For this project, we are given two different datasets which are the logs dataset and marks dataset. These two datasets have one column that can be connected with each other which is a Student ID.
This dataset contains information about SSK4604 online course logs from 10/07/2020 until 11/08/2020. There are about 11518 rows and 8 columns.
This dataset contains information about about students marks for the same online course. There are 49 rows with 2 columns.
Make a pivot table based on the logs dataset. Student ID as a row, and event context as a column and count value.
Replace missing value with average value for each column.
Merge a column with a similar event name and create as a new column.
Create a new column as Marks and search student marks using function VLOOKUP. By doing this, we are merging the logs dataset and the marks dataset. VLOOKUP(A2,AN:AO,2,FALSE)
Create a new column as Grade and create student grade based on student marks using IF ELSE function.
IF(J2<40,"F", IF(J2<44,"D", IF(J2<47,"D+", IF(J2<50,"C-", IF(J2<55,"C", IF(J2<60, "C+", IF(J2<65,"B-", IF(J2<70,"B", IF(J2<75,"B+", IF(J2<80, "A-", "A"))))))))))
Create a new column as MarksBin based on student marks using the IF-ELSE function.
IF(J2<40,11, IF(J2<44,10, IF(J2<47,9, IF(J2<50,8, IF(J2<55,7, IF(J2<60, 6, IF(J2<65,5, IF(J2<70,4, IF(J2<75,3, IF(J2<80,2, 1))))))))))
Remove column File because it is similar to accessing the page.

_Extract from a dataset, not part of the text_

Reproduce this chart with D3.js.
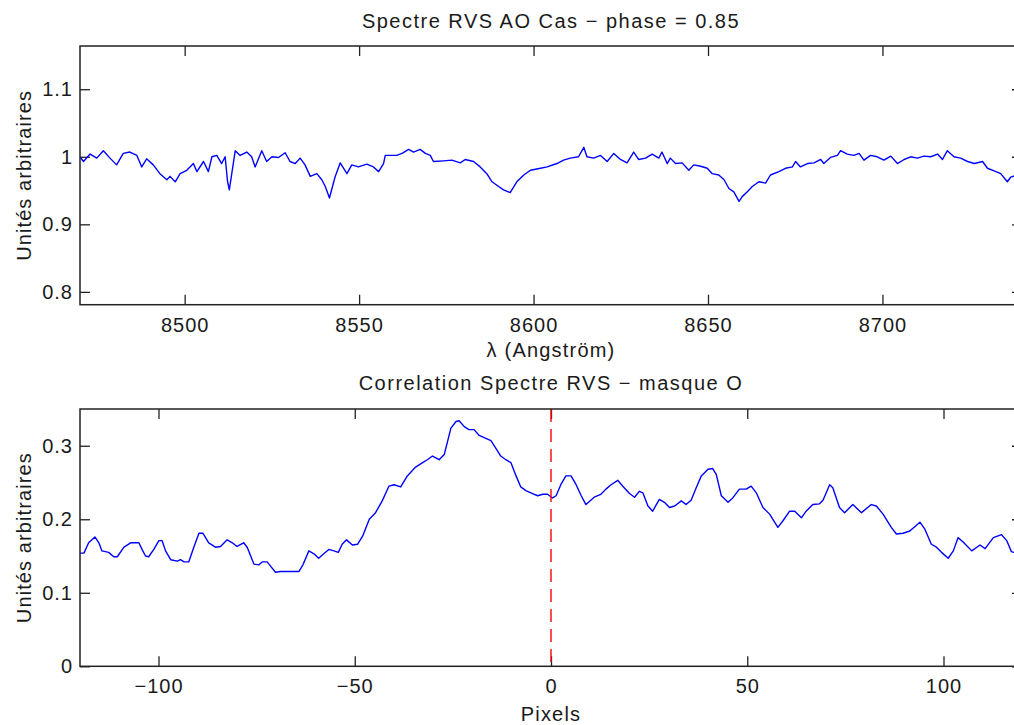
<!DOCTYPE html>
<html>
<head>
<meta charset="utf-8">
<script src="https://cdn.jsdelivr.net/npm/d3@7"></script>
<style>
  body { margin: 0; background: #fff; }
  text { font-family: "Liberation Sans", Arial, sans-serif; fill: #1a1a1a; }
</style>
</head>
<body>
<script>
// spectre RVS : longueur d'onde (A) / flux normalise
var specLambda = [8470.0, 8471.0, 8472.9, 8474.8, 8476.7, 8478.6, 8480.5, 8482.4, 8484.3, 8486.3, 8487.7, 8489.1, 8491.0, 8492.9, 8494.9, 8495.8, 8497.3, 8498.7, 8500.6, 8502.5, 8503.5, 8505.4, 8506.8, 8507.8, 8509.2, 8510.6, 8511.6, 8512.3, 8512.8, 8513.5, 8514.5, 8515.9, 8517.8, 8519.2, 8520.2, 8522.1, 8523.5, 8525.0, 8526.9, 8528.8, 8530.2, 8531.7, 8533.1, 8534.5, 8536.0, 8537.9, 8539.3, 8540.3, 8541.5,
  8543.1, 8544.6, 8546.5, 8547.9, 8549.8, 8552.2, 8554.1, 8555.6, 8557.0, 8557.5, 8560.8, 8562.3, 8564.2, 8565.6, 8567.5, 8569.0, 8570.4, 8571.3, 8574.2, 8576.6, 8579.0, 8580.4, 8582.8, 8584.7, 8586.6, 8588.1, 8590.0, 8591.4, 8593.3, 8595.2, 8597.2, 8599.1, 8602.0, 8603.9, 8606.7, 8608.6, 8610.5, 8612.9, 8614.4, 8615.3, 8617.2, 8619.2, 8621.1, 8623.0, 8624.9, 8626.8, 8628.7, 8630.1, 8632.1, 8634.0, 8635.9, 8636.8, 8638.3, 8639.2,
  8640.7, 8642.6, 8644.5, 8645.9, 8647.9, 8649.8, 8651.2, 8653.1, 8654.6, 8656.0, 8657.4, 8658.9, 8659.8, 8661.2, 8662.7, 8664.6, 8666.5, 8667.9, 8670.3, 8672.2, 8674.2, 8675.1, 8676.5, 8678.5, 8680.4, 8682.3, 8683.2, 8685.1, 8687.1, 8688.0, 8689.9, 8691.8, 8693.3, 8694.7, 8696.6, 8698.5, 8700.4, 8702.4, 8704.3, 8706.2, 8708.1, 8710.0, 8711.9, 8713.8, 8715.8, 8717.2, 8718.6, 8720.5, 8722.4, 8724.4, 8726.3, 8728.7, 8730.1, 8732.0, 8733.9, 8735.8, 8736.8, 8737.9, 8740.0];
var specFlux = [1.000, 0.993, 1.004, 0.998, 1.009, 0.998, 0.988, 1.005, 1.007, 1.002, 0.985, 0.997, 0.988, 0.975, 0.966, 0.971, 0.963, 0.975, 0.980, 0.990, 0.978, 0.993, 0.978, 1.000, 1.002, 0.990, 1.000, 0.963, 0.951, 0.975, 1.009, 1.002, 1.007, 1.000, 0.985, 1.009, 0.993, 1.000, 0.999, 1.006, 0.993, 0.990, 0.998, 0.988, 0.971, 0.975, 0.966, 0.956, 0.939,
  0.970, 0.991, 0.975, 0.988, 0.985, 0.989, 0.985, 0.978, 0.990, 1.002, 1.002, 1.005, 1.011, 1.007, 1.011, 1.005, 1.002, 0.993, 0.994, 0.995, 0.991, 0.996, 0.993, 0.985, 0.975, 0.963, 0.956, 0.951, 0.947, 0.963, 0.973, 0.980, 0.983, 0.985, 0.990, 0.995, 0.998, 1.000, 1.014, 1.000, 0.998, 1.002, 0.993, 1.005, 0.996, 0.991, 1.007, 0.996, 0.998, 1.004, 0.998, 1.007, 0.990, 0.998,
  0.990, 0.991, 0.980, 0.988, 0.986, 0.983, 0.975, 0.973, 0.966, 0.953, 0.948, 0.934, 0.941, 0.948, 0.956, 0.963, 0.961, 0.973, 0.978, 0.983, 0.985, 0.993, 0.985, 0.990, 0.991, 0.996, 0.990, 0.999, 1.002, 1.009, 1.004, 1.002, 1.005, 0.995, 1.002, 1.000, 0.995, 1.001, 0.990, 0.996, 1.000, 0.998, 1.001, 1.000, 1.004, 0.996, 1.009, 1.000, 0.998, 0.993, 0.990, 0.993, 0.983, 0.979, 0.975, 0.963, 0.970, 0.972, 0.970];

// correlation spectre / masque : decalage (pixels) / valeur
var corrLag = [-120, -119.0, -117.8, -116.2, -115.2, -114.4, -112.7, -111.4, -110.5, -108.8, -107.1, -105.0, -104.2, -103.3, -102.5, -101.2, -99.9, -99.1, -98.2, -96.9, -95.2, -94.4, -93.5, -92.3, -91.0, -89.7, -88.7, -87.2, -85.5, -84.2, -82.5, -81.2, -80.0, -78.3, -77.4, -75.7, -74.4, -73.6, -72.3, -71.4, -70.2, -68.9, -66.8, -64.2, -63.2, -61.7, -60.4, -59.2, -57.9, -56.6, -55.3, -54.2, -53.2, -52.1, -50.6, -49.3, -48.0, -46.3, -44.7, -43.0, -41.3, -40.0, -38.3, -36.6, -34.5, -32.7, -31.5, -30.2, -28.5, -27.2, -25.5, -24.2, -23.4, -22.1, -20.9, -19.6, -18.3, -16.6, -15.3, -14.0, -12.8, -11.5, -10.2, -8.9, -7.7, -6.4, -4.7, -3.4, -2.1, -0.9, 0.4, 1.3, 2.5, 3.8, 5.1, 6.4, 7.7, 8.9, 11.0, 12.7, 14.0, 15.3, 17.0, 18.3, 20.0, 21.3, 22.5, 23.4, 24.7, 25.9, 27.6, 28.9, 30.2, 31.5, 33.2, 34.4, 35.7, 37.0, 38.3, 40.0, 41.2, 42.1, 43.4, 45.1, 46.3, 48.0, 49.7, 51.0, 52.3, 54.0, 55.7, 57.8, 59.1, 60.8, 62.1, 63.8, 65.0, 66.7, 68.4, 69.3, 71.0, 71.8, 73.5, 74.8, 76.9, 79.1, 81.6, 82.9, 84.6, 86.7, 88.0, 89.7, 91.4, 94.0, 95.2, 96.9, 98.2, 99.5, 101.2, 102.5, 103.7, 105.0, 107.2, 109.3, 110.6, 112.7, 114.8, 116.1, 117.3, 117.9, 120];
var corrVal = [0.154, 0.154, 0.168, 0.176, 0.168, 0.157, 0.155, 0.149, 0.149, 0.162, 0.168, 0.168, 0.159, 0.150, 0.149, 0.159, 0.171, 0.171, 0.157, 0.145, 0.143, 0.145, 0.142, 0.142, 0.162, 0.181, 0.181, 0.168, 0.162, 0.163, 0.172, 0.168, 0.163, 0.168, 0.162, 0.139, 0.138, 0.142, 0.142, 0.136, 0.128, 0.129, 0.129, 0.129, 0.138, 0.157, 0.153, 0.147, 0.153, 0.159, 0.157, 0.155, 0.166, 0.172, 0.165, 0.166, 0.177, 0.200, 0.209, 0.225, 0.245, 0.247, 0.244, 0.259, 0.271, 0.277, 0.281, 0.286, 0.281, 0.288, 0.324, 0.333, 0.334, 0.326, 0.322, 0.322, 0.314, 0.310, 0.307, 0.296, 0.286, 0.281, 0.277, 0.259, 0.244, 0.239, 0.235, 0.232, 0.234, 0.234, 0.229, 0.232, 0.247, 0.259, 0.259, 0.247, 0.232, 0.220, 0.230, 0.234, 0.241, 0.247, 0.253, 0.245, 0.235, 0.230, 0.238, 0.236, 0.218, 0.211, 0.227, 0.223, 0.216, 0.218, 0.225, 0.220, 0.226, 0.243, 0.259, 0.268, 0.269, 0.261, 0.232, 0.223, 0.229, 0.241, 0.241, 0.245, 0.236, 0.216, 0.207, 0.189, 0.198, 0.211, 0.211, 0.202, 0.211, 0.220, 0.221, 0.226, 0.247, 0.243, 0.216, 0.209, 0.220, 0.209, 0.220, 0.218, 0.207, 0.189, 0.180, 0.181, 0.184, 0.196, 0.187, 0.166, 0.162, 0.155, 0.147, 0.157, 0.175, 0.169, 0.157, 0.165, 0.160, 0.175, 0.179, 0.171, 0.156, 0.155, 0.156];

var specXTicks = [8500, 8550, 8600, 8650, 8700];
var specYTicks = [0.8, 0.9, 1, 1.1];
var corrXTicks = [-100, -50, 0, 50, 100];
var corrYTicks = [0, 0.1, 0.2, 0.3];
var corrMarker = [0];

var W = 1014, H = 725;
var fontSize = 20;

var svg = d3.select("body").append("svg").attr("width", W).attr("height", H);
svg.append("rect").attr("width", W).attr("height", H).attr("fill", "#fff");

// trace un cadre d'axes facon matlab (ticks vers l'interieur, boite complete)
function panel(p) {
    var x = d3.scaleLinear().domain(p.xDomain).range([p.left, p.right]);
    var y = d3.scaleLinear().domain(p.yDomain).range([p.bottom, p.top]);
    var g = svg.append("g");

    var clipId = "clip" + p.id;
    svg.append("clipPath").attr("id", clipId).append("rect")
        .attr("x", p.left).attr("y", p.top).attr("width", p.right - p.left).attr("height", p.bottom - p.top);

    // ticks bas + labels
    g.append("g").attr("transform", "translate(0," + p.bottom + ")")
        .call(d3.axisBottom(x).tickValues(p.xTicks).tickSize(-10).tickPadding(13).tickFormat(d3.format("")))
        .call(styleAxis);
    // ticks haut
    g.append("g").attr("transform", "translate(0," + p.top + ")")
        .call(d3.axisTop(x).tickValues(p.xTicks).tickSize(-10).tickFormat(""))
        .call(styleAxis);
    // ticks gauche + labels
    g.append("g").attr("transform", "translate(" + p.left + ",0)")
        .call(d3.axisLeft(y).tickValues(p.yTicks).tickSize(-10).tickPadding(7).tickFormat(d3.format("")))
        .call(styleAxis);
    // ticks droite
    g.append("g").attr("transform", "translate(" + p.right + ",0)")
        .call(d3.axisRight(y).tickValues(p.yTicks).tickSize(-10).tickFormat(""))
        .call(styleAxis);

    // courbe
    var line = d3.line().x(function (d) { return x(d[0]); }).y(function (d) { return y(d[1]); });
    var pts = p.xs.map(function (v, i) { return [v, p.ys[i]]; });
    g.append("path").attr("d", line(pts)).attr("fill", "none")
        .attr("stroke", "#0000ff").attr("stroke-width", 1.4)
        .attr("stroke-linejoin", "round").attr("clip-path", "url(#" + clipId + ")");

    if (p.marker) {
        g.selectAll(".marker").data(p.marker).enter().append("line")
            .attr("x1", x).attr("x2", x).attr("y1", p.top).attr("y2", p.bottom)
            .attr("stroke", "#ff0000").attr("stroke-width", 1.4).attr("stroke-dasharray", "13,7");
    }

    // boite
    g.append("rect").attr("x", p.left).attr("y", p.top)
        .attr("width", p.right - p.left).attr("height", p.bottom - p.top)
        .attr("fill", "none").attr("stroke", "#222").attr("stroke-width", 1.5);

    // titre
    svg.append("text").attr("x", (p.left + p.right) / 2).attr("y", p.titleY)
        .attr("text-anchor", "middle").attr("font-size", fontSize).attr("letter-spacing", 1.5)
        .text(p.title);
    svg.append("text").attr("x", (p.left + p.right) / 2).attr("y", p.xLabelY)
        .attr("text-anchor", "middle").attr("font-size", fontSize).attr("letter-spacing", 1.2)
        .text(p.xLabel);
    svg.append("text").attr("transform", "translate(31," + (p.top + p.bottom) / 2 + ") rotate(-90)")
        .attr("text-anchor", "middle").attr("font-size", fontSize).attr("letter-spacing", 1.1)
        .text(p.yLabel);
}

function styleAxis(sel) {
    sel.select(".domain").remove();
    sel.selectAll(".tick line").attr("stroke", "#222").attr("stroke-width", 1.3);
    sel.selectAll(".tick text").attr("font-size", fontSize).attr("letter-spacing", 1)
        .attr("fill", "#1a1a1a").attr("font-family", "Liberation Sans, Arial, sans-serif");
}

panel({
    id: 1, left: 80, right: 1022, top: 46, bottom: 304.7,
    xDomain: [8470, 8740], yDomain: [0.781, 1.164],
    xTicks: specXTicks, yTicks: specYTicks,
    xs: specLambda, ys: specFlux,
    title: "Spectre RVS AO Cas \u2212 phase = 0.85", titleY: 28,
    xLabel: "\u03bb (Angstr\u00f6m)", xLabelY: 357,
    yLabel: "Unit\u00e9s arbitraires"
});

panel({
    id: 2, left: 80, right: 1022, top: 409, bottom: 666.3,
    xDomain: [-120, 120], yDomain: [0, 0.35],
    xTicks: corrXTicks, yTicks: corrYTicks,
    xs: corrLag, ys: corrVal, marker: corrMarker,
    title: "Correlation Spectre RVS \u2212 masque O", titleY: 390,
    xLabel: "Pixels", xLabelY: 721,
    yLabel: "Unit\u00e9s arbitraires"
});
</script>
</body>
</html>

After all the preprocessing steps, only 35 rows left in the dataset! Supposed our dataset have the same rows as in Marks dataset which is 49 rows. 11 rows of student data missing from the original dataset! So, we do an investigation by repeat the same step to figure out where and how the data is missing. Then we found out that, after we make a pivot table the data in the logs dataset only for 35 students. Its means that there is a student that has marks but doesn't have log information for the SSK4604 online course. Hence, our clean dataset only consists of 35 rows with 10 columns.
Since we are predicting student grades, therefore we deciding to bin the marks based on the UPM grading system. For the MarksBin column, we create it so we do not need to create it in Python.
Data preprocessing is crucial in any data mining process as they directly impact success rate of the project.